Últimamente he dado un par de charlas sobre el punto de vista que han de adquirir los modelos de liderazgo a la luz de la realidad actual. Se trata de una de estas actividades que me gustan a la par que me suscitan muchas cuestiones, tantas como sospecho que deben despertarse en aquellas personas a las que me dirijo.
En una de estas intervenciones, una directora de recursos humanos comentó que lo que más le interesaba de todo lo que se había dicho era aquello de “gestionar la confianza en las personas” pero que no veía claro cómo hacerlo.
Este aspecto, el de los interrogantes que despiertan algunas ideas que propongo, me incomoda, no tanto por no aportar directamente respuestas a las preguntas, sino por la dificultad que supone encontrar soluciones a lo que quizás ya no son problemas por haber entrado en el campo de los misterios de los que no apetece desvelar.
Por mucho que insistamos actualmente en aspectos tales como que el conocimiento reside en las personas, la importancia de la conversación como potenciadora de la colaboración, la conveniencia de diluir el yo en el nosotros para ejercer un liderazgo distributivo, etc., el eje sobre el que pivotan todos estos principios se encuentra en la confianza que realmente se deposita en los equipos y en las personas. Y mírese como se mire, es en el ejercicio de esta confianza donde reside la verdadera clave para desarrollar estos modelos de gestión que tanto se aconsejan para intentar, al menos, navegar de ceñida en el momento actual.
Este es un aspecto crítico ya que, parece ser, la desconfianza suele instalarse en la mayoría de organizaciones como programa de inicio en las relaciones que suelen establecerse entre los directivos con sus equipos, por mucho que algunos de ellos intenten suavizarla con expresiones amables y guiños de complicidad.
Independientemente de valores morales al uso, la confianza no es más que la capacidad de depositar en otro la responsabilidad [y preocupación] sobre un fragmento del futuro que nos afecta.

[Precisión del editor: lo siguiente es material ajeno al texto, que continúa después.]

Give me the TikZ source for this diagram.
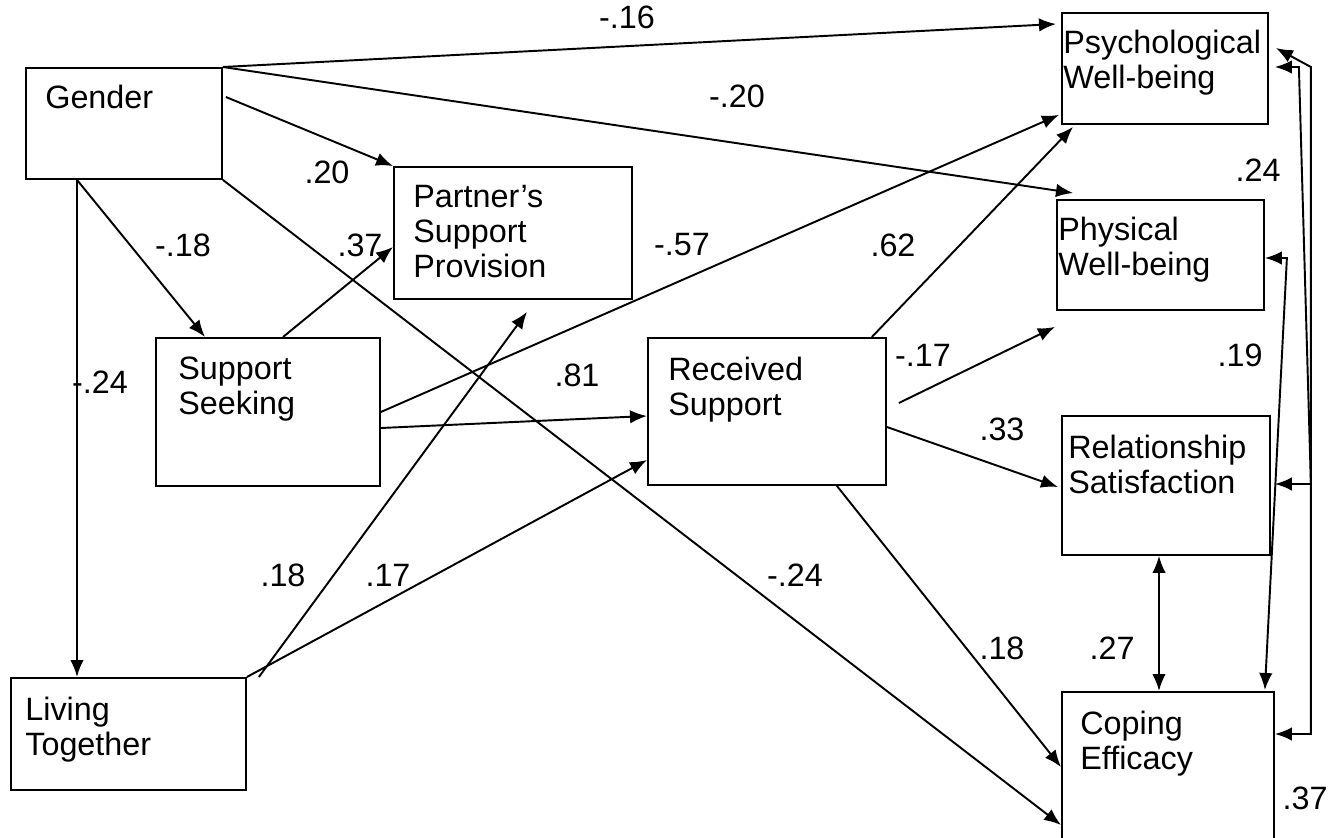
\documentclass[tikz,border=0pt]{standalone}
\usepackage{fontspec}
\setmainfont{Liberation Sans}
\usetikzlibrary{arrows.meta}
\begin{document}
\begin{tikzpicture}[x=0.02cm, y=-0.02cm,
    box/.style={draw, line width=1.1pt, anchor=north west, inner sep=0pt},
    txt/.style={anchor=north west, align=left, inner sep=0pt, font=\fontsize{18.4}{19.8}\selectfont},
    coef/.style={inner sep=0pt, font=\fontsize{18.4}{19.8}\selectfont},
    arr/.style={line width=1.1pt, -{Latex[length=0.34cm, width=0.27cm]}},
    corr/.style={line width=1.1pt, {Latex[length=0.34cm, width=0.27cm]}-{Latex[length=0.34cm, width=0.27cm]}}]
    \useasboundingbox (0,0) rectangle (1343,838);
    \node[box, minimum width=3.92cm, minimum height=2.22cm] (gender) at (25,67) {};
    \node[box, minimum width=4.76cm, minimum height=2.64cm] (partner) at (393,166) {};
    \node[box, minimum width=4.48cm, minimum height=2.96cm] (seeking) at (155,337) {};
    \node[box, minimum width=4.76cm, minimum height=2.94cm] (received) at (647,337) {};
    \node[box, minimum width=4.70cm, minimum height=2.24cm] (living) at (10,677) {};
    \node[box, minimum width=4.12cm, minimum height=2.22cm] (psych) at (1061,12) {};
    \node[box, minimum width=4.14cm, minimum height=2.20cm] (physical) at (1056,199) {};
    \node[box, minimum width=4.16cm, minimum height=2.78cm] (relation) at (1061,415) {};
    \node[box, minimum width=4.24cm, minimum height=3.30cm] (coping) at (1061,691) {};
    \node[txt] at ([shift={(20,18)}]gender.north west) {Gender};
    \node[txt] at ([shift={(20,19)}]partner.north west) {Partner’s\\Support\\Provision};
    \node[txt] at ([shift={(23,20)}]seeking.north west) {Support\\Seeking};
    \node[txt] at ([shift={(21,20)}]received.north west) {Received\\Support};
    \node[txt] at ([shift={(15,20)}]living.north west) {Living\\Together};
    \node[txt] at ([shift={(2,18)}]psych.north west) {Psychological\\Well-being};
    \node[txt] at ([shift={(2,18)}]physical.north west) {Physical\\Well-being};
    \node[txt] at ([shift={(7,20)}]relation.north west) {Relationship\\Satisfaction};
    \node[txt] at ([shift={(19,20)}]coping.north west) {Coping\\Efficacy};
    \draw[arr] (gender.north east) -- ([shift={(-5,12)}]psych.north west);
    \draw[arr] (gender.north east) -- ([shift={(17,-6)}]physical.north west);
    \draw[arr] ([shift={(3,30)}]gender.north east) -- (partner.north west);
    \draw[arr] ([shift={(52,0)}]gender.south west) -- ([shift={(50,0)}]seeking.north west);
    \draw[arr] ([shift={(52,0)}]gender.south west) -- ([shift={(67,0)}]living.north west);
    \draw[arr] (gender.south east) -- ([shift={(0,134)}]coping.north west);
    \draw[arr] ([shift={(128,0)}]seeking.north west) -- ([shift={(0,81)}]partner.north west);
    \draw[arr] ([shift={(0,75)}]seeking.north east) -- ([shift={(-2,-10)}]psych.south west);
    \draw[arr] ([shift={(0,91)}]seeking.north east) -- ([shift={(0,79)}]received.north west);
    \draw[arr] ([shift={(12,0)}]living.north east) -- ([shift={(134,12)}]partner.south west);
    \draw[arr] (living.north east) -- ([shift={(0,123)}]received.north west);
    \draw[arr] ([shift={(-15,0)}]received.north east) -- ([shift={(12,2)}]psych.south west);
    \draw[arr] ([shift={(12,66)}]received.north east) -- ([shift={(-1,16)}]physical.south west);
    \draw[arr] ([shift={(0,90)}]received.north east) -- ([shift={(-3,72)}]relation.north west);
    \draw[arr] ([shift={(-50,0)}]received.south east) -- ([shift={(0,76)}]coping.north west);
    \draw[corr] ([shift={(98,0)}]relation.south west) -- ([shift={(98,0)}]coping.north west);
    \draw[corr] ([shift={(7,36)}]psych.north east) -- ([shift={(42,55)}]psych.north east) -- ([shift={(36,43)}]coping.north east) -- ([shift={(0,43)}]coping.north east);
    \draw[corr] ([shift={(6,55)}]psych.north east) -- ([shift={(30,55)}]psych.north east) -- ([shift={(40,69)}]relation.north east) -- ([shift={(4,69)}]relation.north east);
    \draw[corr] ([shift={(0,59)}]physical.north east) -- ([shift={(22,59)}]physical.north east) -- ([shift={(-10,-1)}]coping.north east);
    \node[coef] (c1) at (627,17) {-.16};
    \node[coef] (c2) at (737,96) {-.20};
    \node[coef] (c3) at (327,172) {.20};
    \node[coef] (c4) at (183,245) {-.18};
    \node[coef] (c5) at (360,245) {.37};
    \node[coef] (c6) at (682,245) {-.57};
    \node[coef] (c7) at (893,245) {.62};
    \node[coef] (c8) at (1258,170) {.24};
    \node[coef] (c9) at (100,382) {-.24};
    \node[coef] (c10) at (577,375) {.81};
    \node[coef] (c11) at (923,355) {-.17};
    \node[coef] (c12) at (1240,355) {.19};
    \node[coef] (c13) at (1002,429) {.33};
    \node[coef] (c14) at (283,575) {.18};
    \node[coef] (c15) at (388,575) {.17};
    \node[coef] (c16) at (795,575) {-.24};
    \node[coef] (c17) at (1002,648) {.18};
    \node[coef] (c18) at (1112,648) {.27};
    \node[coef] (c19) at (1305,798) {.37};
\end{tikzpicture}
\end{document}
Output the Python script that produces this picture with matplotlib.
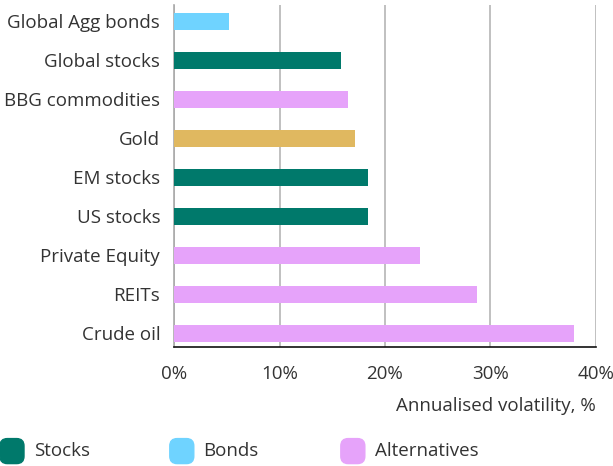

Y lejos de cualquier acto de fe, esta confianza se suele establecer sobre el conocimiento, directo o indirecto, de la forma de proceder de quien depositamos esta responsabilidad. Es decir, tener más o menos confianza no es más que una cuestión que depende tan sólo del grado de incertidumbre sobre lo que se nos pueda ofrecer y/o sobre la manera que se seguirá para conseguirlo. Este es un elemento crucial ya que, nos guste o no, la incertidumbre siempre genera, en más o menos medida, miedo.
Uno se pregunta a qué se le tiene realmente miedo para que este tema de la confianza genere tanta incomodidad y sea tan inabordable, si mediante mecanismos adecuados de selección, programas de desarrollo y una buena comunicación se pueden asegurar el “a dónde llegar y el cómo hacerlo”.
No se entiende cómo, a pesar de todo, se siguen tratando a los adultos como niños [eso sí, con distintos grados de maduración] sobre los que se ha de desplegar mecanismos de control, amputaciones varias en los sistemas de información y superestructuras jerárquicas [que ya no filtran sino que destilan las decisiones] que constituyen toda una oda dedicada a la suspicacia e interpretada a coro por una multitud ingente de responsables, mandos y cargos directivos.
Y da como en la nariz que se actúa, las más de las veces, de manera aprendida, con o sin motivos propios, pero que sobre todos pesa el mismo miedo primigenio a que se reproduzca aquel arquetipo en el que una mujer y un hombre desafiaron el poder de Dios comiéndose una manzana que sólo les abría al conocimiento y a la posibilidad de ser como Él.